La classe ouvrière n’est pas indifférente aux constitutions et aux formes de régime, parce qu’elle a besoin des libertés démocratiques et de l’unité de ses rangs. Les travailleurs conscients se battent donc pour défendre les libertés durement acquises, mais aussi pour l’indépendance de la Kanaky et le droit à l’avortement. Ils veulent en finir avec la présidence, le Sénat, le Conseil constitutionnel… Ils s’opposent à toute discrimination des travailleurs étrangers, à la discrimination des homosexuels. Évidemment, ils sont les adversaires les plus résolus du parti raciste qui veut diminuer les droits d’une partie de la classe ouvrière et des groupes fascistes qui veulent détruire le mouvement ouvrier.

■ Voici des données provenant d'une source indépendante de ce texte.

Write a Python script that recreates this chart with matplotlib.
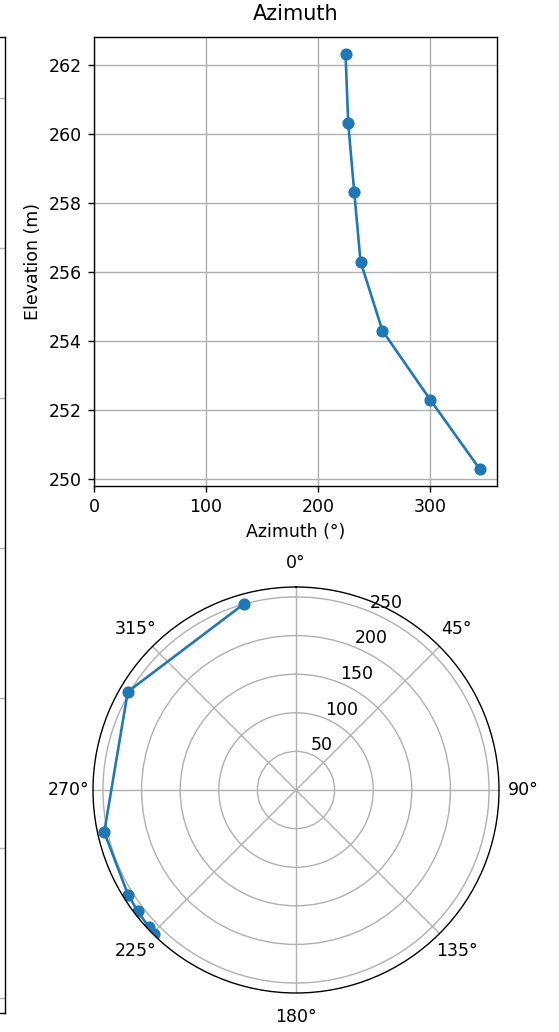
import numpy as np
import matplotlib
matplotlib.use("Agg")
import matplotlib.pyplot as plt

# Data
elevation = [250.3, 252.3, 254.3, 256.3, 258.3, 260.3, 262.3]
azimuth = [344.4, 300.3, 257.6, 238.1, 232.5, 227.1, 224.7]

# Left (cut-off) panel gridline levels
left_grid_levels = [98, 248, 398, 548, 698, 848, 998]

DPI = 125
fig = plt.figure(figsize=(559 / DPI, 1032 / DPI), dpi=DPI)

# Left panel, mostly outside the visible figure
axL = fig.add_axes([-0.4, 1 - 1013 / 1032, 0.4 + 4.5 / 559, (1013 - 37) / 1032])
axL.set_ylim(1013, 37)
axL.set_yticks(left_grid_levels)
axL.set_xticks([])
axL.grid(True, axis="y")
axL.tick_params(labelleft=False)

# Top-right: azimuth vs elevation
ax = fig.add_axes([94 / 559, 1 - 486 / 1032, (497 - 94) / 559, (486 - 37) / 1032])
ax.plot(azimuth, elevation, "o-", color="#1f77b4")
ax.set_xlim(0, 360)
ax.set_ylim(249.8, 262.8)
ax.set_yticks([250, 252, 254, 256, 258, 260, 262])
ax.set_xticks([0, 100, 200, 300])
ax.grid(True)
ax.set_title("Azimuth", pad=10)
ax.set_xlabel("Azimuth (°)")
ax.set_ylabel("Elevation (m)")

# Bottom: polar
axp = fig.add_axes([93 / 559, 1 - 993 / 1032, 406 / 559, 406 / 1032], projection="polar")
axp.plot(np.radians(azimuth), elevation, "o-", color="#1f77b4")
axp.set_theta_zero_location("N")
axp.set_theta_direction(-1)
axp.set_rticks([50, 100, 150, 200, 250])

fig.savefig("out.png", dpi=DPI)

Mais les communistes savent, par toute l’expérience nationale et mondiale, que les travailleurs ne s’émanciperont pas dans le cadre de l’État bourgeois, même s’il arbore une façade un peu plus parlementaire. Par conséquent, notre but n’est ni une assemblée constituante, ni une 6e république bourgeoise. La classe ouvrière doit s’armer, s’organiser en conseils avec tous les exploités et tous les opprimés, anéantir la suprématie idéologique, économique et politique de la minorité exploiteuse, détruire l’État bourgeois, renverser le capitalisme, avancer vers le socialisme mondial. Notre future constitution s’inspirera de la glorieuse Commune de 1871 et des soviets de 1917 !

Sources

Les dictionnaires du marxisme en langue française, qu’ils soient conçus par des intellectuels proches du PCF ou de la LCR-NPA, ne comprennent pas d’entrée « constitution ». L’article « constitution » de l’encyclopédie Wikirouge est pauvre, empiriste et confus.